Sunday, March 21, 2010

CDs of Note...

Jean-Michel Pilc, True Story (Dreyfus)
This is at least the sixth recording by Paris native Pilc released since 2000. It showcases his longstanding strengths as a painter at the piano. He’s a modernist for sure, one whose musical colors are pastoral and romantic at times, yet impressionistic bordering on cubism as he drops in some thundering block chords in service to his view of the inspirations. There is a keen empathy with bandmates Boris Kozlov on bass and Billy Hart on drums. Their reinvigoration of two pop standards - “My Heart Belongs to Daddy” and “Try to Remember” - and Franz Schubert’s “Relic” are stunning. Favorites: “PBH Factor,” “Kingston, NY” (an affinity partially rooted perhaps in the fact that I was born there), and disc’s five-part title track “True Story” (which concludes the project as Scenes 1 through 5). The latter at various points touches on all of the aforementioned painterly qualities - and more.

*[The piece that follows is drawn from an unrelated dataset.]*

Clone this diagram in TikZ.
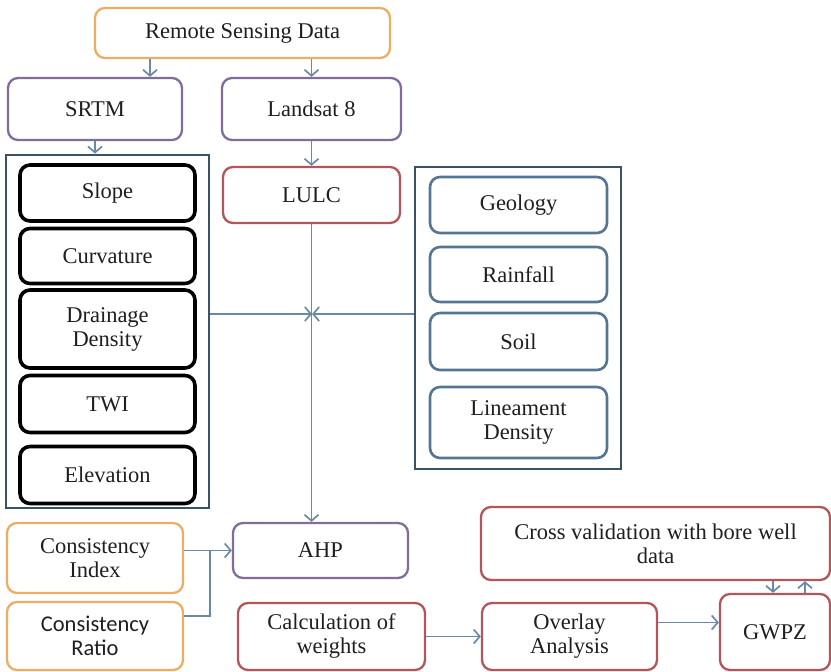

Sophie Berkal-Sarbit, Young & Foolish (7 Arts/E1 Music Canada)
Winnipeg native Sophie Berkal-Sarbit, now based in Toronto, is a singer with a level of development and experience far deeper than her 19 years on the planet. It boils down to her range of emotion, sense of time and ability to make songs new and old her very own. This, her second CD, is a fine exploration of the many facets of love. The material ranges from reinterpretations of Kansas Joe McCoy’s early jazz and blues hit “Why Don’t You Do Right?” and 1954’s “I’m Gonna Live Till I Die” (done by singers from Frank Sinatra to Queen Latifah) to Sting’s movie soundtrack ballad “Until” to Raul Midón’s catchy “Pick Somebody Up.” Throw in Latin-tinged take on “Love for Sale” and a very personal update of Bill Withers’ classic “Grandma’s Hands.” Producer/keyboardist Bill King adds some nifty B-3 work to “Letter From Home” (Junior Mance and Eddie Jefferson) and to the Midón tune, which also has sizzling acoustic and electric guitar backing from Rob Piltch. There’s much more to savor. Check it out.

Samuel Torres, Yaoundé (Blue Conga)
This disc by Colombian-born percussionist Samuel Torres is the most stunning Latin CD to emerge so far in 2010. He composed all of the genre-blending material, part of which was developed after a trip to Cameroon with bassist Richard Bona. Top flight musicians aboard include saxophonist Joel Frahm, trumpeter Miquel Rodriguez, bassist John Benitez. The full ensemble pieces dominate, though there are a couple of short, intimate solo gems by conguero Torres. My favorites are the title track; the tango-like “Macondo,” featuring clarinetist Anat Cohen; and “Lincoln Tunnel” and “Camino del Barrio,” both of which sizzle with the added percussion of timbalero Ralph Irizarry.